- by cnn
- 06 Dec 2023
Editor's Note: Katie Hurley, author of "No More Mean Girls: The Secret to Raising Strong, Confident and Compassionate Girls," is a child and adolescent psychotherapist in Los Angeles. She specializes in work with tweens, teens and young adults.
"I have a couple of spots for anyone who wants to lose 20 pounds by the holidays! No diets, exercise, or cravings!"
Ads for dieting and exercise programs like this started appearing in my social media feeds in early October 2022, often accompanied by photos of women pushing shopping carts full of Halloween candy intended to represent the weight they no longer carry with them.
Whether it's intermittent fasting or "cheat" days, diet culture is spreading wildly, and spiking in particular among young women and girls, a population group who might be at particular risk of social pressures and misinformation.

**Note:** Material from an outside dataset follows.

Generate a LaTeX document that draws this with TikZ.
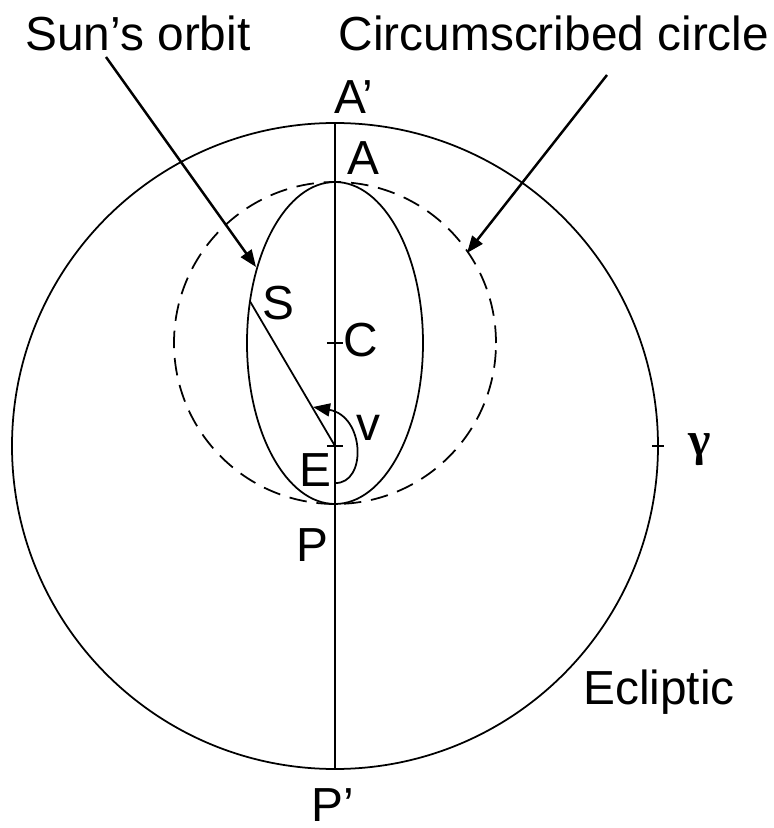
\documentclass[tikz,border=0pt]{standalone}
\usepackage{fontspec}
\setmainfont{Liberation Sans}
\newfontfamily\gammafont{Liberation Serif}
\usepackage{tikz}
\usetikzlibrary{arrows.meta,calc}

\begin{document}
\begin{tikzpicture}[
    every node/.style={inner sep=0pt, font=\fontsize{13.6}{16}\selectfont},
    orbit/.style={line width=0.5pt},
    helper/.style={line width=0.5pt, dash pattern=on 5pt off 2.8pt},
    pointer/.style={line width=0.7pt, -{Triangle[length=1.7mm,width=1.3mm]}},
    tick/.style={line width=0.5pt}
]
\useasboundingbox (-3.35,-3.82) rectangle (4.38,4.46);

% centres
\coordinate (E) at (0,0);
\coordinate (C) at (0,1.03);
\coordinate (Atop) at (0,3.23);
\coordinate (Pbot) at (0,-3.23);
\coordinate (gam) at (3.23,0);

% ecliptic, circumscribed circle, orbit
\draw[orbit] (E) circle (3.23);
\draw[helper] (C) circle (1.61);
\draw[orbit] (C) ellipse (0.88 and 1.61);
\draw[orbit] (Atop) -- (Pbot);

% ticks
\draw[tick] ($(C)+(-0.08,0)$) -- ($(C)+(0.08,0)$);
\draw[tick] ($(E)+(-0.08,0)$) -- ($(E)+(0.08,0)$);
\draw[tick] ($(gam)+(-0.06,0)$) -- ($(gam)+(0.06,0)$);

% sun and angle v
\coordinate (S) at ($(C)+(165:0.88 and 1.61)$);
\draw[orbit] (E) -- (S);
\coordinate (vstart) at (0,-0.37);
\coordinate (vend) at (-0.22,0.39);
\draw[pointer, line width=0.5pt] (vstart) .. controls (0.32,-0.38) and (0.3,0.3) .. (vend);

% labels
\node (lblAp) at (0.19,3.49) {A’};
\node (lblA) at (0.28,2.88) {A};
\node (lblS) at (-0.57,1.43) {S};
\node (lblC) at (0.26,1.06) {C};
\node (lblv) at (0.33,0.18) {v};
\node (lblE) at (-0.20,-0.24) {E};
\node (lblP) at (-0.23,-0.99) {P};
\node (lblPp) at (-0.02,-3.59) {P’};
\node (lblgam) at (3.65,-0.04) {\gammafont\bfseries γ};
\node (lblecl) at (3.24,-2.46) {Ecliptic};
\node (lblsun) at (-1.97,4.13) {Sun’s orbit};
\node (lblcirc) at (2.19,4.13) {Circumscribed circle};

% pointers
\coordinate (suntail) at (-2.29,3.89);
\coordinate (suntip) at (-0.79,1.79);
\coordinate (circtail) at (2.72,3.71);
\coordinate (circtip) at (1.32,1.93);
\draw[pointer] (suntail) -- (suntip);
\draw[pointer] (circtail) -- (circtip);

\end{tikzpicture}
\end{document}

The fact that diet culture all over social media targets grown women is bad enough, but such messaging also trickles down to tweens and teens. (And let's be honest, a lot is aimed directly at young people too.) It couldn't happen at a worse time: There's been a noticeable spike in eating disorders, particularly among adolescent girls, since the beginning of the pandemic.
"My mom is obsessed with (seeing) her Facebook friends losing tons of weight without dieting. Is this even real?" The question came from a teen girl who later revealed she was considering hiring a health coach to help her eat 'healthier' after watching her mom overhaul her diet. Sadly, the coaching she was falling victim to is part of a multilevel marketing brand that promotes quick weight loss through caloric restriction and buying costly meal replacements.
Is it real? Yes. Is it healthy? Not likely, especially for a growing teen.